With his high marks from residents, a finished assessment roll for 2025 and his office’s recent overhaul of its aging computer system software — a years-long effort — Stone felt now was as good a time to step away as any.
However, the timing of Stone’s departure has rankled some in the county. Stone has often been quoted questioning the qualifications of his potential challengers for assessor during past elections.
After choosing to run again in 2022, only to retire in the midst of his term, Stone’s decision forced the Board of Supervisors to call for a special election to find a replacement to finish the term that runs through 2026, due to existing state and county laws.
The board approved the special election for Nov. 4 of this year. If a candidate in that race doesn’t win a majority of votes, there will be a runoff election between the top two candidates on Dec. 30. The cost to run the first special election will be roughly $13 million, and roughly $26 million total if a runoff is needed, due to the voting infrastructure that is required under state law, officials said.
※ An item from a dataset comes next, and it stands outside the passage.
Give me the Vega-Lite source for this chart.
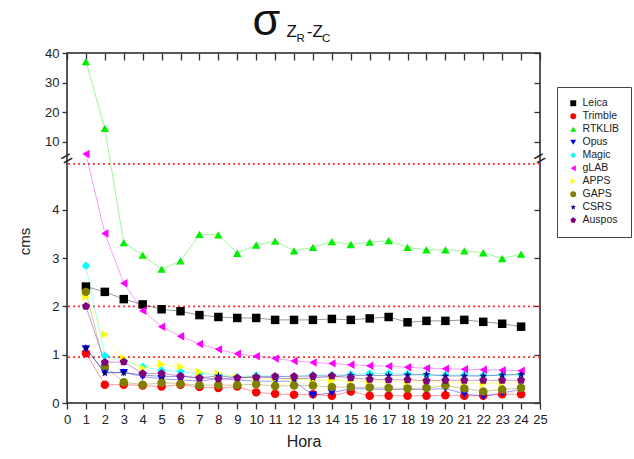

Supervisor Margaret Abe-Koga, during the special June 25 meeting to approve the election, called the situation “very unfortunate.”
“It’s hard to stomach the cost of this, but we really have no legal options otherwise,” she said.
After Stone’s retirement, Assistant Assessor Greg Monteverde will serve as the acting assessor, and the Board of Supervisors will appoint an interim assessor later this year, likely in August, to run the office until the special election is complete.
In late 2026, the assessor’s seat will be up for a standard election.
Stone said he thinks the special election requirement is a “total waste of money” and said he plans to advocate for changes to requirements for such situations in the future.
In response to concerns about his choice to retire now, leading to the high costs for the county, Stone said, “I didn’t create the rules. I make life choices that are best for me and best for my office.”
Assessor Larry Stone speaks with a colleague at the Santa Clara County Assessor’s Office in San José on June 30, 2025. He has held the position since 1995, overseeing property assessments across the region. (Beth LaBerge/KQED)
In the meantime, two candidates have announced their intention to run for the office in 2026, though they could also run in the special election.
One is Saratoga City Council Member Yan Zhao, and the other is Los Altos Vice Mayor Neysa Fligor, who are both terming out of their city roles next year. Fligor, who has worked with Stone to head up the software replacement project and previously worked in the county counsel’s office, has received Stone’s endorsement.
“Larry is a true public servant to his core,” Williams said of Stone’s decades of work, adding that whoever steps into the role next will need to carry that same passion.
“We’ve had an incredibly effective assessor office in Santa Clara County, and I’m absolutely confident that that will continue to be the case and that’s part of the legacy that Larry leaves us.”